[llvm] [VPlan] Add VPValue for VF, use it for VPWidenIntOrFpInductionRecipe. (PR #95305)

Fri Sep 6 03:58:10 PDT 2024

================
@@ -8189,10 +8189,12 @@ createWidenInductionRecipes(PHINode *Phi, Instruction *PhiOrTrunc,
   VPValue *Step =
       vputils::getOrCreateVPValueForSCEVExpr(Plan, IndDesc.getStep(), SE);
   if (auto *TruncI = dyn_cast<TruncInst>(PhiOrTrunc)) {
-    return new VPWidenIntOrFpInductionRecipe(Phi, Start, Step, IndDesc, TruncI);
+    return new VPWidenIntOrFpInductionRecipe(Phi, Start, Step, Plan.getVF(),
----------------
fhahn wrote:

> VPWidenIntOrFpInductionRecipe could retrieve VF by looking up Plan.getVF() on demand rather than recording it as on operand, but the latter helps in checking if VF has users, i.e., if any VPWidenIntOrFpInductionRecipe exists?

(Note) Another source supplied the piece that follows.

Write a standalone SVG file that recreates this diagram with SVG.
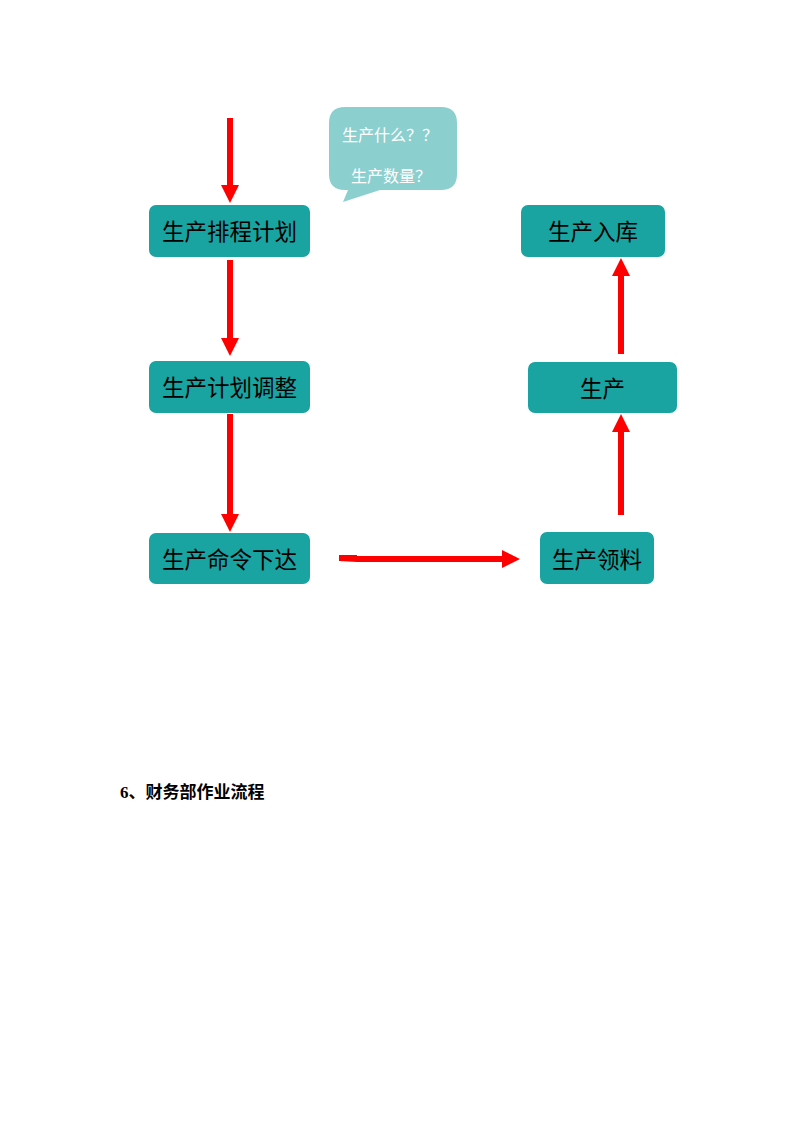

Exactly, this is used to check whether to generate it or not. `VFxUF` is similarly added as operand to the VPInstruction to increment the canonical IV.

> Surely VF is needed to vectorize any loop, including ones free of VPWidenIntOrFpInductionRecipes. Does it need to be cached somehow, to prevent regeneration?
There are multiple other places that currently generate runtime VF on demand. Adding it as operand here and generating on-demand only is mostly to gradually convert all users.

We could create VF unconditionally, then we would have update all tests with scalable vectors to split up VFxUF computation to `((vscale * VF) * UF)` instead of `(vscale * (VF * UF))` even if `vscale * VF` is only used in the multiply by `UF`.

To limit this we could try to fold it back as post-codegen cleanup. Or update all tests, happy to go either way (or leave as is in the current patch for now)

https://github.com/llvm/llvm-project/pull/95305